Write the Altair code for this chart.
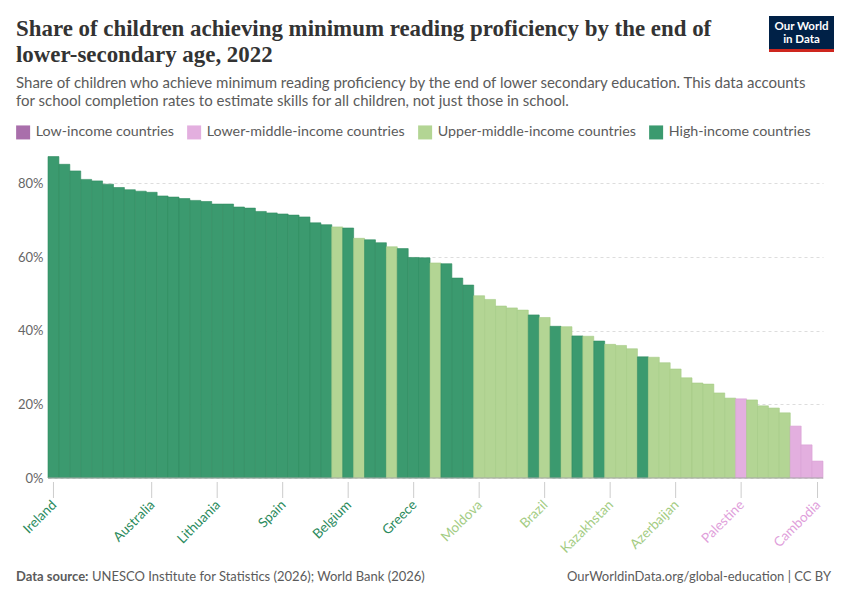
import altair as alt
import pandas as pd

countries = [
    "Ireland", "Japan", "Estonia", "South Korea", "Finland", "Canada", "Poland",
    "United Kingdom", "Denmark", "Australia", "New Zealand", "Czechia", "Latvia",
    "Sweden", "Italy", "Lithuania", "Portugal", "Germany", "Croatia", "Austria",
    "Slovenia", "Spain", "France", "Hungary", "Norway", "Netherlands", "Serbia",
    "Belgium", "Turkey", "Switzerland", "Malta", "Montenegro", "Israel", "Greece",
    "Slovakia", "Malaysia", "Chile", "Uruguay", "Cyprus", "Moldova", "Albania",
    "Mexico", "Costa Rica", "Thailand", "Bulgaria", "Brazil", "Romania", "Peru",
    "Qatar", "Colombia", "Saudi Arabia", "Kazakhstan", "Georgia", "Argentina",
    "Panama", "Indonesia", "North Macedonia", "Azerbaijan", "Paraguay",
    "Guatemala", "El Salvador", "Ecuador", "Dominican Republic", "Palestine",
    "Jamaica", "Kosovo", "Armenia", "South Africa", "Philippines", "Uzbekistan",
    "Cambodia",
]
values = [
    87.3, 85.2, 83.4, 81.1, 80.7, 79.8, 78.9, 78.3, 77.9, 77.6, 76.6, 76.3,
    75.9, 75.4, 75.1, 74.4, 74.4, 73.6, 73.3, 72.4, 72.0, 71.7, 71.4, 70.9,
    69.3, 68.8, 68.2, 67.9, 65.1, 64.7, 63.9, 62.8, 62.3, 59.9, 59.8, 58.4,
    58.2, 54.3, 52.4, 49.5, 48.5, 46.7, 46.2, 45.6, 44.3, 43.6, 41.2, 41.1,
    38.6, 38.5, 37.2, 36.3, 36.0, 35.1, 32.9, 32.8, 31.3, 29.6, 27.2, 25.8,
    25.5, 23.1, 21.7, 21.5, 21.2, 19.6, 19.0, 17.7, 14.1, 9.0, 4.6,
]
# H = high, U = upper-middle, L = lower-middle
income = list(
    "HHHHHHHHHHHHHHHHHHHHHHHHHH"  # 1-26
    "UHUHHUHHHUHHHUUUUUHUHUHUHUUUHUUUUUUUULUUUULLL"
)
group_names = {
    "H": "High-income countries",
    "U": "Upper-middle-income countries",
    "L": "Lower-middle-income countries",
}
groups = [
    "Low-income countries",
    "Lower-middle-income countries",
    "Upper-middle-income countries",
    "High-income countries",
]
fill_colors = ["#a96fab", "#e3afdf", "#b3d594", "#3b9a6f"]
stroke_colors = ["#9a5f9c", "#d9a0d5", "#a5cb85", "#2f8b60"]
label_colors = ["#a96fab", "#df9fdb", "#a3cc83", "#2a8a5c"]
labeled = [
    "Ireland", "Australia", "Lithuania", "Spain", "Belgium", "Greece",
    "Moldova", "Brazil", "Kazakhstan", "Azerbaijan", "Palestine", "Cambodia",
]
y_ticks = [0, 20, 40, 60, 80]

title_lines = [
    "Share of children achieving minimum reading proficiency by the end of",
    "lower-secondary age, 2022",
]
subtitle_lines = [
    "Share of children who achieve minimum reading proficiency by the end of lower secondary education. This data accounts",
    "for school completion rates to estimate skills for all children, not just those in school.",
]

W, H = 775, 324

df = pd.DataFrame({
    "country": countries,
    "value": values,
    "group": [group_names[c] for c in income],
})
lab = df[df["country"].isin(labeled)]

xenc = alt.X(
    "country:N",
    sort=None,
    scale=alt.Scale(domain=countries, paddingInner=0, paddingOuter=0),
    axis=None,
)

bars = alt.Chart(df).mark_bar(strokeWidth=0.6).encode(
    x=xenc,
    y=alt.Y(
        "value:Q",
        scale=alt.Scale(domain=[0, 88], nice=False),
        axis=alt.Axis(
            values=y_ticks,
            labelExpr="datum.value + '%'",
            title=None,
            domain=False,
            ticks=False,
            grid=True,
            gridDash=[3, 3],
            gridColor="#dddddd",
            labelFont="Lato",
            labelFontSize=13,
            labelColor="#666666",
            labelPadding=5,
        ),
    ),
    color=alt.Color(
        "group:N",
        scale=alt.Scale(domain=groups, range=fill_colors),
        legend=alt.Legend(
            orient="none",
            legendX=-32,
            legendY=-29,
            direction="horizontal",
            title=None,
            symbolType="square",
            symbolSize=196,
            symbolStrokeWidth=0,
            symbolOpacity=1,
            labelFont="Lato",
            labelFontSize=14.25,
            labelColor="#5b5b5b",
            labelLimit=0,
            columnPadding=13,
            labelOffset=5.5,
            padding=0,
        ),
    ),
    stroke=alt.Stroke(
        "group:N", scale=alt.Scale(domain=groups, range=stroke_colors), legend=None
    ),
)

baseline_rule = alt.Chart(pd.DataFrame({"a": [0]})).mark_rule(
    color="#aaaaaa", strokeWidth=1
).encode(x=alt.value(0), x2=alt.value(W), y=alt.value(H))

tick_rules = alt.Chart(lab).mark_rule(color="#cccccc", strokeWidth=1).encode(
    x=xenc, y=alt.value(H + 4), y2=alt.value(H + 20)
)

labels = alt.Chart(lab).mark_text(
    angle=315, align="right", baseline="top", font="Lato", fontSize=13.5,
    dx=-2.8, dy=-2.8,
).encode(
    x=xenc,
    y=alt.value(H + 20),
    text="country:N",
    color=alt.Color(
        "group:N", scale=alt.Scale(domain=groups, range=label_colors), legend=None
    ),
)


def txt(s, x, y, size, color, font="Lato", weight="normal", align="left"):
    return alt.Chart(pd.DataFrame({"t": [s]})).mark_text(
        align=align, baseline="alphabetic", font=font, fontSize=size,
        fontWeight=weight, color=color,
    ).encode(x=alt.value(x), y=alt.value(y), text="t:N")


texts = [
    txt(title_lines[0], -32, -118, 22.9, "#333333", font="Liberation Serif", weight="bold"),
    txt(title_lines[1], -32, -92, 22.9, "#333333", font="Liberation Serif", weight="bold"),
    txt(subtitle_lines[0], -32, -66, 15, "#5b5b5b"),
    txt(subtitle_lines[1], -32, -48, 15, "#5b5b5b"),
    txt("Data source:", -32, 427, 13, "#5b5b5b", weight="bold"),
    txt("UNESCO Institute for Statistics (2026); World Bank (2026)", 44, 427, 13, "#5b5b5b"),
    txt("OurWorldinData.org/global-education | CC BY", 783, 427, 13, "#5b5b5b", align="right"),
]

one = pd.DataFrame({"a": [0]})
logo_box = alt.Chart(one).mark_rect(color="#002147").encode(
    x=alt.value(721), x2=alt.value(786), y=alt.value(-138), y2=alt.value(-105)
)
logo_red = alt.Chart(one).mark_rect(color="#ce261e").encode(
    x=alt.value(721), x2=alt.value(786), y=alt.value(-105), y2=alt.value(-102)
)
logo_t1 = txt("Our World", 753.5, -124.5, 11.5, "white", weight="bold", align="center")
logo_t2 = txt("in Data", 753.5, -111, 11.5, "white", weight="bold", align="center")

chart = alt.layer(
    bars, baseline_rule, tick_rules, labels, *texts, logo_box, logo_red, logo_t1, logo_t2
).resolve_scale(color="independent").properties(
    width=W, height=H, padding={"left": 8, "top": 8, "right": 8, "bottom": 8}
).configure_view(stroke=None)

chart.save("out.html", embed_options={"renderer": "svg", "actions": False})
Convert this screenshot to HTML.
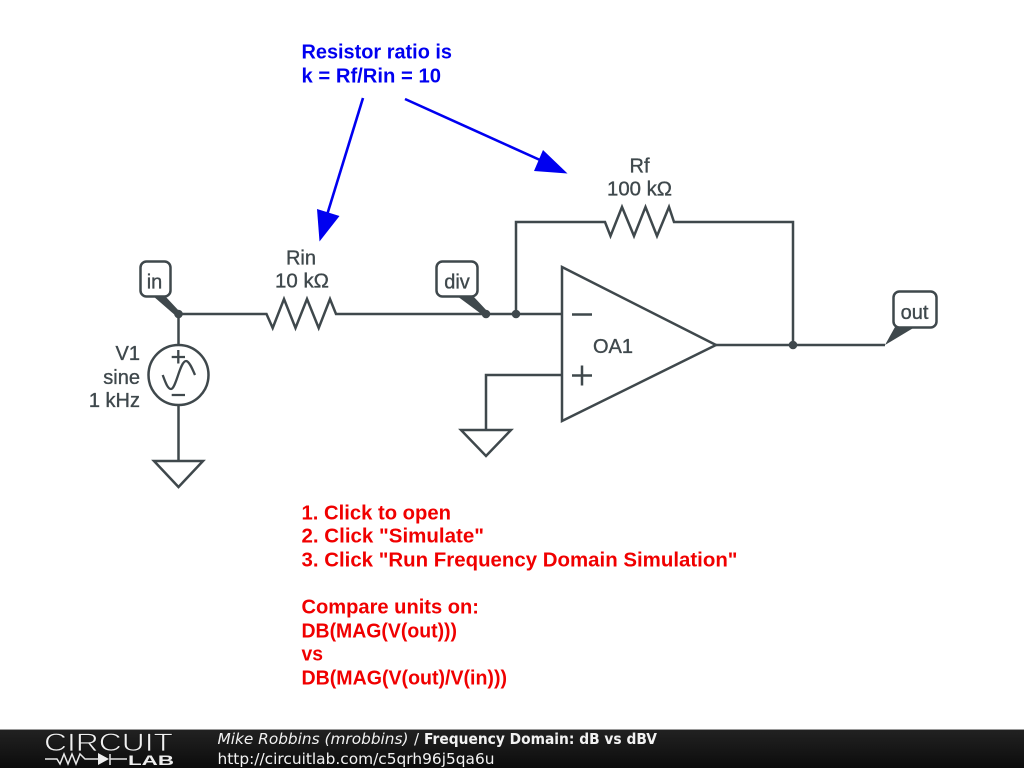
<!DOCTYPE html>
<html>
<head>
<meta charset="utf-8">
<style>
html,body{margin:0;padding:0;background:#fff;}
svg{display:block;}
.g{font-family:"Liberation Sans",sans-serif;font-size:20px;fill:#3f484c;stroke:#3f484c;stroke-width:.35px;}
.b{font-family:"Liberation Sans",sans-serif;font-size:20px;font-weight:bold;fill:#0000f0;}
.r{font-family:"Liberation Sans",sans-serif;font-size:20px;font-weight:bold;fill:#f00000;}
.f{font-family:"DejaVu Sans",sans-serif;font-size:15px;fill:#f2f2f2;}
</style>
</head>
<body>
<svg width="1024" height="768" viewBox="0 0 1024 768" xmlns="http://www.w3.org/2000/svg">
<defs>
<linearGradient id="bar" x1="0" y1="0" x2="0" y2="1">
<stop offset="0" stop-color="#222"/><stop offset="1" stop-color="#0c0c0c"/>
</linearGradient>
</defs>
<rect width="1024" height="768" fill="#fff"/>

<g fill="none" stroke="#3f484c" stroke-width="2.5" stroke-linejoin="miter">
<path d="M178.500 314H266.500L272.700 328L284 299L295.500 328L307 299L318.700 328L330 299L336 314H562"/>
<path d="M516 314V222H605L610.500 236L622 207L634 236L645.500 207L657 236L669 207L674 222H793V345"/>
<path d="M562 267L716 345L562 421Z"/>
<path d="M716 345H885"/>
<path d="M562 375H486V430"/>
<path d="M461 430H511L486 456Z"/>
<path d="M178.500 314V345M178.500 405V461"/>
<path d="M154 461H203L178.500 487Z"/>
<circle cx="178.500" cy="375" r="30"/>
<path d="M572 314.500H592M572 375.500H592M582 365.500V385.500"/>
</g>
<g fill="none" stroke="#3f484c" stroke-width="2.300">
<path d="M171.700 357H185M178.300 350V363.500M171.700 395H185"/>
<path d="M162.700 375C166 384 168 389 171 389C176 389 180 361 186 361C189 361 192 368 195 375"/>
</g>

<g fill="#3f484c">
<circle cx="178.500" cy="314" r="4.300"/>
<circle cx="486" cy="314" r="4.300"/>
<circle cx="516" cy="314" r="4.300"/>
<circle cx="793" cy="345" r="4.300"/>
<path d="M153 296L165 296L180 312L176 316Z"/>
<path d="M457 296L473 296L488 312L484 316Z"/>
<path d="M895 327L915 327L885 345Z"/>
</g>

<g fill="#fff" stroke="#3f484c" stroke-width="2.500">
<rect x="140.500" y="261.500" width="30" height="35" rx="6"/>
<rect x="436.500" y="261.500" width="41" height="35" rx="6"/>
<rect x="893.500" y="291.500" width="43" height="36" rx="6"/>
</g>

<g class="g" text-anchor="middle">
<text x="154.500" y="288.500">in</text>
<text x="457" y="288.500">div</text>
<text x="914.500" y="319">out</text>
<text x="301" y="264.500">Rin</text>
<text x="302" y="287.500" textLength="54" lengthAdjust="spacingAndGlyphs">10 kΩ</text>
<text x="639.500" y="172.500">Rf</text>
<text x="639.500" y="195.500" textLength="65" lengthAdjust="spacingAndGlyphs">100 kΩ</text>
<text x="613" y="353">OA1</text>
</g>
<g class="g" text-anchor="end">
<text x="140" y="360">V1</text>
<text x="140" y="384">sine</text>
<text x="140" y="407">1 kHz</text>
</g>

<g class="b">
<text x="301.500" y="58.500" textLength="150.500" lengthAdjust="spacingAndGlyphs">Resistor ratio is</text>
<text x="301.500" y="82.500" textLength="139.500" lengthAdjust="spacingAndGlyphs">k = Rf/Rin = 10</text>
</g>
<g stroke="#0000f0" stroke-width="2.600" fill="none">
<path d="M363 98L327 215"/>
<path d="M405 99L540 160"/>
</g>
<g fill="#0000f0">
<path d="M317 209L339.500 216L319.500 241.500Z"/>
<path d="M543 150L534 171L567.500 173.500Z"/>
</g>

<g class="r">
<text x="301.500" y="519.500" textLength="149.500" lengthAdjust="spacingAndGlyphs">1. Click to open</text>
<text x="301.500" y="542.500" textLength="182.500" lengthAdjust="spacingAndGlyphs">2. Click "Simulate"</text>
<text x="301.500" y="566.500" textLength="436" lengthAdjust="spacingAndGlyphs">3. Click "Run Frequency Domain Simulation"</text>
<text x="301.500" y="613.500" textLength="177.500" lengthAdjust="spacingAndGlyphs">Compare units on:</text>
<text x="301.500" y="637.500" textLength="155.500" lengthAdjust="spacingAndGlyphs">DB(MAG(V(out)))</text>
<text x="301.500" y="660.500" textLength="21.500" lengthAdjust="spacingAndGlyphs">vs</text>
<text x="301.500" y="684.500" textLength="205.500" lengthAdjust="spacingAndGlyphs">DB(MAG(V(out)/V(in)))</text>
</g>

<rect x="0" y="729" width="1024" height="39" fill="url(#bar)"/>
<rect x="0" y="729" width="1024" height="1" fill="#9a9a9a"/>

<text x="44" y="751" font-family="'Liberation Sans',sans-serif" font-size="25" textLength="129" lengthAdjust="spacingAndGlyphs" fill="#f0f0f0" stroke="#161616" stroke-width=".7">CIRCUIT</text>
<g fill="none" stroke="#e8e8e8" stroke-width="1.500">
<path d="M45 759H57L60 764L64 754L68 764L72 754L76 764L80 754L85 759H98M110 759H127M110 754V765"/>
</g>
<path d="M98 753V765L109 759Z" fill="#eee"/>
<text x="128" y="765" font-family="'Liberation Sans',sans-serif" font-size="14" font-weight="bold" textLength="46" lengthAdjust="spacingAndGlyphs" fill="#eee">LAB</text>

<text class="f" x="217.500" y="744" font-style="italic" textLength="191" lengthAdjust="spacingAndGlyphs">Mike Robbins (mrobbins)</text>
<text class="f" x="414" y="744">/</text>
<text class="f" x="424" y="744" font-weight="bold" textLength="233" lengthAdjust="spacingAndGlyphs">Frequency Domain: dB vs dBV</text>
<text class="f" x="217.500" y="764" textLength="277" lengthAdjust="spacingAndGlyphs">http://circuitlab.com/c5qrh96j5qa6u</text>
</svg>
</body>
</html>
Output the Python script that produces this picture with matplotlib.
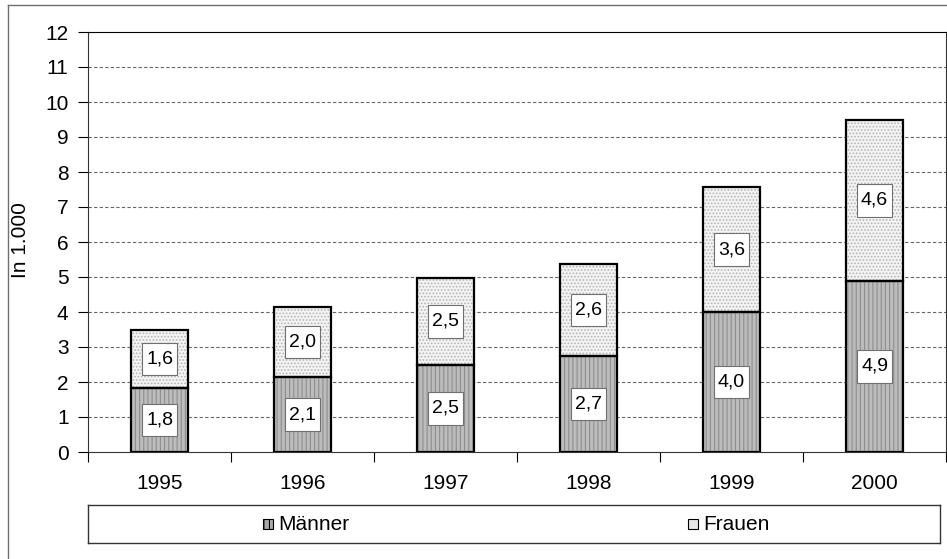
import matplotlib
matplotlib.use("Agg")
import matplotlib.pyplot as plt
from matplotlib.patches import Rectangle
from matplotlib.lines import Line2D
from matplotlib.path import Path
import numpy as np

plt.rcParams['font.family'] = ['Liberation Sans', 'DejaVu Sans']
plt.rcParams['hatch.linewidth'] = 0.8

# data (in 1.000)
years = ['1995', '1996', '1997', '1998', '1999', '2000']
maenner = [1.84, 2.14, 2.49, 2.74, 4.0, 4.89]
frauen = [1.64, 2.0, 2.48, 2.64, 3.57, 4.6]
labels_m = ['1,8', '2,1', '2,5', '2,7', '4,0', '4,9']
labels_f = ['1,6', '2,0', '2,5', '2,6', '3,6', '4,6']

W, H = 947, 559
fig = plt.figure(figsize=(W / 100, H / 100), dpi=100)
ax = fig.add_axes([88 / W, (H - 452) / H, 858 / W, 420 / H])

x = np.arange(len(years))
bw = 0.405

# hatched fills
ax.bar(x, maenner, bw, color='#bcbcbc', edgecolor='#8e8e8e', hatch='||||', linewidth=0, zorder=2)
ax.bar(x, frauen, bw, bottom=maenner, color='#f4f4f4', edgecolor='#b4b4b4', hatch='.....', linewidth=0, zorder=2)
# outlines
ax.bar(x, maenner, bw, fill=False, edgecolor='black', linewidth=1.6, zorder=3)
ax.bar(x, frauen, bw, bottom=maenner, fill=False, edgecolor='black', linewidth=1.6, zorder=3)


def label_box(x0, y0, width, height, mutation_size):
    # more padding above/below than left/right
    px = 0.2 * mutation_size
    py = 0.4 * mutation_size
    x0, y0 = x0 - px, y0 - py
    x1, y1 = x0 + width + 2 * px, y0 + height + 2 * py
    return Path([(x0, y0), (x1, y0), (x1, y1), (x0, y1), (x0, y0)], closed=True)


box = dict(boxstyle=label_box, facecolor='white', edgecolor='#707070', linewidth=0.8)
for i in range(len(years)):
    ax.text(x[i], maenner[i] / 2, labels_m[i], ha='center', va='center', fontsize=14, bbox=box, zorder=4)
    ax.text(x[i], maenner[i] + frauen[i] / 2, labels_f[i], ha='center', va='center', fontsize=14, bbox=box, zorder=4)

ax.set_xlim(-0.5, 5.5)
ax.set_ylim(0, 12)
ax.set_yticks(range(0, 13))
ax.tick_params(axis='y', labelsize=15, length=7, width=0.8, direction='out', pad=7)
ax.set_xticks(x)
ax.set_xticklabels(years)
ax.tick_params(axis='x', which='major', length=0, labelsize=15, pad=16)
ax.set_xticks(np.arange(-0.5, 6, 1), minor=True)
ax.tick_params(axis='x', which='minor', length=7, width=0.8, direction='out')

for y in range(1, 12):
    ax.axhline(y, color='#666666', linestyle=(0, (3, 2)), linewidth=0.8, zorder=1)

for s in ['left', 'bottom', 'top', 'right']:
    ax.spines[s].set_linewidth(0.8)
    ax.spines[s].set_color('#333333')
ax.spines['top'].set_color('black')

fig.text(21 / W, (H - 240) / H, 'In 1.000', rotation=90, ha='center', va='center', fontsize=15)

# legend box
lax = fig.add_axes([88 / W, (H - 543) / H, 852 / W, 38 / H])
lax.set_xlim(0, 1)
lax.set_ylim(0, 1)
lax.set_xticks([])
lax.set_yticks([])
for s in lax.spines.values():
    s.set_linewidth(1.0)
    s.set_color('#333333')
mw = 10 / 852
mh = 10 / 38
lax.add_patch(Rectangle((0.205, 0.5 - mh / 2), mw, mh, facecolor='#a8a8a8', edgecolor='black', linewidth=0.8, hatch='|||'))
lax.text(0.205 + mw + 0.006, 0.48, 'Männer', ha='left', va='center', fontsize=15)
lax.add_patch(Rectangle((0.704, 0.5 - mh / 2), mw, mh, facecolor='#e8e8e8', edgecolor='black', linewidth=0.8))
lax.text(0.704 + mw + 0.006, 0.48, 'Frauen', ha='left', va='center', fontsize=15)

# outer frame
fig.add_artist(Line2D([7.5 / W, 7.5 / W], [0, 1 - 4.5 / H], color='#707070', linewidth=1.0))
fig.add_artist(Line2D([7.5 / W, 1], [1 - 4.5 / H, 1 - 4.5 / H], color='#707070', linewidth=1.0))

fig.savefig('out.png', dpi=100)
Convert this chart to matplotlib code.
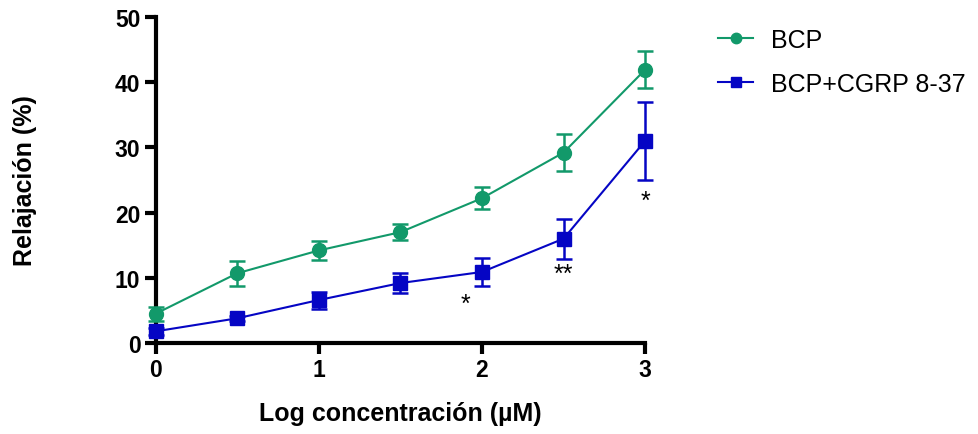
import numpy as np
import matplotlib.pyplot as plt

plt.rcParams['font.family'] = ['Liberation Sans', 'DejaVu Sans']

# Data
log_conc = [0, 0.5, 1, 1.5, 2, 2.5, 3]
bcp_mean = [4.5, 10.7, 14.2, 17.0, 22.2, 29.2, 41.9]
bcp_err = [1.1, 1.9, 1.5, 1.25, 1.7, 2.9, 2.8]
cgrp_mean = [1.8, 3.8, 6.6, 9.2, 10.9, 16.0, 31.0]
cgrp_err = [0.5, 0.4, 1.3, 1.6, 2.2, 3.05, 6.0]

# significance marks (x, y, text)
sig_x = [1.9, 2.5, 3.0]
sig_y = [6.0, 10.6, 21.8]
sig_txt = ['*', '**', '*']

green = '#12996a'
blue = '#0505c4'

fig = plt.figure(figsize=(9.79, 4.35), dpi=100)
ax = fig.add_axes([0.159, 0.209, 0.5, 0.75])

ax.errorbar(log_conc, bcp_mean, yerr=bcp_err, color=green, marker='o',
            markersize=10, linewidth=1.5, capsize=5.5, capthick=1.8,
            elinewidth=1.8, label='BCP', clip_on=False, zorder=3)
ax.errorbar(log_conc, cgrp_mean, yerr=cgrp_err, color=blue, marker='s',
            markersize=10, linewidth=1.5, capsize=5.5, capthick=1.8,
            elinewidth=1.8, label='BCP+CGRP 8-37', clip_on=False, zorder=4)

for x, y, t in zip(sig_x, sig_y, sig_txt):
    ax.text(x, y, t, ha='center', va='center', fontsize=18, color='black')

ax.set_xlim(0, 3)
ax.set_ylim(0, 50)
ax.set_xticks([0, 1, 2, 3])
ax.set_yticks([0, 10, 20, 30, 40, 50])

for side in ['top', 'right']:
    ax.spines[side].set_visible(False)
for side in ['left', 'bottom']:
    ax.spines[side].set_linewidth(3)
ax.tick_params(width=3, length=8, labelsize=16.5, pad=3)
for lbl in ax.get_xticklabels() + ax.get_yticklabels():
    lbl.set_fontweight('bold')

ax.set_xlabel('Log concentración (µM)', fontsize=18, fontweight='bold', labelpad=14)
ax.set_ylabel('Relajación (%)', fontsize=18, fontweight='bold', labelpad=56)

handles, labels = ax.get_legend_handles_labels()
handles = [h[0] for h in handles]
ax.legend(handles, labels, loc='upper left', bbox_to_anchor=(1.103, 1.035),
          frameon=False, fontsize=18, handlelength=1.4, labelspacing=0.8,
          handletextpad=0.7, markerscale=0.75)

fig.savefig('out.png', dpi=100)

○ ○ ○

**Exercise aim**
Without the pictures, repeat the entries above line by line, from the first through the one that contains "import pandas as pd", both ends included.

**Complete answer**
Write the Altair code for this chart.
import altair as alt
import pandas as pd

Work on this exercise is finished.